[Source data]
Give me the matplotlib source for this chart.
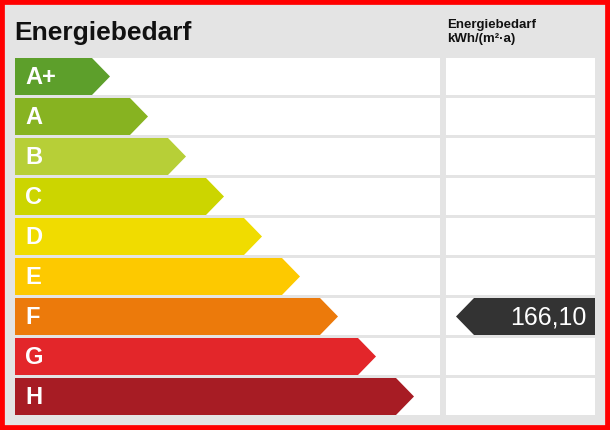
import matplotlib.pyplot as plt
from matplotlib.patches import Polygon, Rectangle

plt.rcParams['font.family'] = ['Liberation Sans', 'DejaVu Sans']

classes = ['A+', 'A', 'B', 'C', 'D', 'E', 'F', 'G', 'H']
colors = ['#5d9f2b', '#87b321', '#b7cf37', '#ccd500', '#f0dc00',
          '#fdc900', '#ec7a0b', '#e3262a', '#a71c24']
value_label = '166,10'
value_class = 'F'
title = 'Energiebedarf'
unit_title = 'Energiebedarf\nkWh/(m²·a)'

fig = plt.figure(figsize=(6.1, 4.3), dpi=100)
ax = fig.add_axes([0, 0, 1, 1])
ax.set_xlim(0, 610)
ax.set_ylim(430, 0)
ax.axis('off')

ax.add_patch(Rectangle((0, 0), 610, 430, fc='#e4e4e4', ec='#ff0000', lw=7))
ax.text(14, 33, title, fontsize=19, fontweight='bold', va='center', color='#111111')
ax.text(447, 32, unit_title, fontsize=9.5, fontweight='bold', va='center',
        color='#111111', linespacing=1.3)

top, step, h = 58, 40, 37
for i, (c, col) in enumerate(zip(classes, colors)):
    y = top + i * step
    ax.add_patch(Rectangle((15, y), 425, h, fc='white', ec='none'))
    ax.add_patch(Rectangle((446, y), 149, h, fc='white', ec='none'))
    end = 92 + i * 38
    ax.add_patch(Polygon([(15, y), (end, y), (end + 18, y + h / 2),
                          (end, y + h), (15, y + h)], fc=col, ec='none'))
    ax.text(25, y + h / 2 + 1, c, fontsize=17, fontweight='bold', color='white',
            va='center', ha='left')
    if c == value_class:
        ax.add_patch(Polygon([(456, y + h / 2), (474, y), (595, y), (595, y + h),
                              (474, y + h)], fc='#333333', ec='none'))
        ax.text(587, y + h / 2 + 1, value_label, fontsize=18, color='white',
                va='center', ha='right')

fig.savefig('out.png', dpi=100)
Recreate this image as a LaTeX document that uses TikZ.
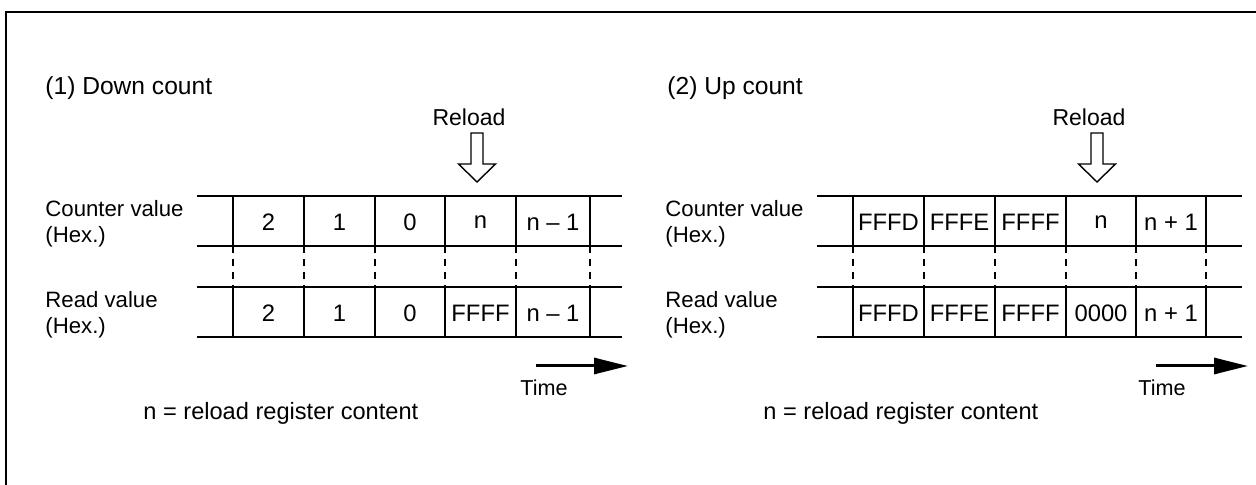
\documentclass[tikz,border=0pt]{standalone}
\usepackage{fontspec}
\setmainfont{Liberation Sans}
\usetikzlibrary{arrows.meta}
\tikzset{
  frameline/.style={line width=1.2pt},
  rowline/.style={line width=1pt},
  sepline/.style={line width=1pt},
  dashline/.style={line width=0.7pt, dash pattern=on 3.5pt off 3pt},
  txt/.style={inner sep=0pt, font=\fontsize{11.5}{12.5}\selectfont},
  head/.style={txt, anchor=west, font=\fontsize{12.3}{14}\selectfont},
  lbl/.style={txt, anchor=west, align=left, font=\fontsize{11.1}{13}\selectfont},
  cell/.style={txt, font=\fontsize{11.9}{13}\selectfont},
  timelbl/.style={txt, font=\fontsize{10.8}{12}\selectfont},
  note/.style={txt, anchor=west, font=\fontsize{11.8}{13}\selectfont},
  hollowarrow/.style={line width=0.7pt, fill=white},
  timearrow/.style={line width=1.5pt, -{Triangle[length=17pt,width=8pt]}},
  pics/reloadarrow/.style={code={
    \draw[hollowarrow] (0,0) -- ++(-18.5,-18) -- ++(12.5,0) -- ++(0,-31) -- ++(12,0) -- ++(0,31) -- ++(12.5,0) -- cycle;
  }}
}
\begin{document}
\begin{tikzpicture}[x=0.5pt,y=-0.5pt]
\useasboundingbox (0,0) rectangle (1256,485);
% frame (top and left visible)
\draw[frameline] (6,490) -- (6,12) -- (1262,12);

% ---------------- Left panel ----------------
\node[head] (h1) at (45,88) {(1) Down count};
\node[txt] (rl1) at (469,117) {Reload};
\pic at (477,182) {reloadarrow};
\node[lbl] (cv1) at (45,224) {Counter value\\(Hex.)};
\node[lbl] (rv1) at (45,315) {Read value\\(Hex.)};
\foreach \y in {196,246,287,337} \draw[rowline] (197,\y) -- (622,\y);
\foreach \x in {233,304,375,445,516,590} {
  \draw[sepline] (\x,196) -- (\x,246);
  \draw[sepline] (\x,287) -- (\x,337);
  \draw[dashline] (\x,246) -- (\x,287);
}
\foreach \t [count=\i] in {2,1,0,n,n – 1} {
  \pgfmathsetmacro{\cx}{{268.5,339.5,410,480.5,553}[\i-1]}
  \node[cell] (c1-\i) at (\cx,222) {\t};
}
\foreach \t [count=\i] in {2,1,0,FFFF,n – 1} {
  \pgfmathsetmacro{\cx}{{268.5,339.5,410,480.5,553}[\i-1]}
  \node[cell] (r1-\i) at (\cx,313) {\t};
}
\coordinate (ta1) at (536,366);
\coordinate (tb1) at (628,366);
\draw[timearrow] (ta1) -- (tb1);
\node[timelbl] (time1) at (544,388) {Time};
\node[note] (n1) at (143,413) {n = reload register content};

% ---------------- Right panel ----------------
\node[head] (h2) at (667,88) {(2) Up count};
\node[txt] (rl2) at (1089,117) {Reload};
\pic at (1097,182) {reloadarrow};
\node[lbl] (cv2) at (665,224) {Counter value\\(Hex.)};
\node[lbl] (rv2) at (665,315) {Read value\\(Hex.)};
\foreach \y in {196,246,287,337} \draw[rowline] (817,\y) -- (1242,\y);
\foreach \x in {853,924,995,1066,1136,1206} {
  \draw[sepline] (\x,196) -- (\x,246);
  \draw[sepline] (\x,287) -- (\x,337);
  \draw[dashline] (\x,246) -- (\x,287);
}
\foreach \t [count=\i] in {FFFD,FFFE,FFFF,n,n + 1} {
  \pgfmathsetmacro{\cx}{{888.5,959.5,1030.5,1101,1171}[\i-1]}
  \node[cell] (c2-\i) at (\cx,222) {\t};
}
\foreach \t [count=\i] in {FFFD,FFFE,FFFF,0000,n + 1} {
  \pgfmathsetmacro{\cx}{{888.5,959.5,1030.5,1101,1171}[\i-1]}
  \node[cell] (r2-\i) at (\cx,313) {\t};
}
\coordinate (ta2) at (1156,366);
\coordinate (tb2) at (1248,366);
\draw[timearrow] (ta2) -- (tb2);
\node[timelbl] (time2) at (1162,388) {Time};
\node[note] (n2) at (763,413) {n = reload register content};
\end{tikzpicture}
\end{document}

**What is expected:** Start at the first line of the records and write out everything up to and including the line containing "color='#111111', linespacing=1.3)". No pictures.

**Written response:**
Give me the matplotlib source for this chart.
import matplotlib.pyplot as plt
from matplotlib.patches import Polygon, Rectangle

plt.rcParams['font.family'] = ['Liberation Sans', 'DejaVu Sans']

classes = ['A+', 'A', 'B', 'C', 'D', 'E', 'F', 'G', 'H']
colors = ['#5d9f2b', '#87b321', '#b7cf37', '#ccd500', '#f0dc00',
          '#fdc900', '#ec7a0b', '#e3262a', '#a71c24']
value_label = '166,10'
value_class = 'F'
title = 'Energiebedarf'
unit_title = 'Energiebedarf\nkWh/(m²·a)'

fig = plt.figure(figsize=(6.1, 4.3), dpi=100)
ax = fig.add_axes([0, 0, 1, 1])
ax.set_xlim(0, 610)
ax.set_ylim(430, 0)
ax.axis('off')

ax.add_patch(Rectangle((0, 0), 610, 430, fc='#e4e4e4', ec='#ff0000', lw=7))
ax.text(14, 33, title, fontsize=19, fontweight='bold', va='center', color='#111111')
ax.text(447, 32, unit_title, fontsize=9.5, fontweight='bold', va='center',
        color='#111111', linespacing=1.3)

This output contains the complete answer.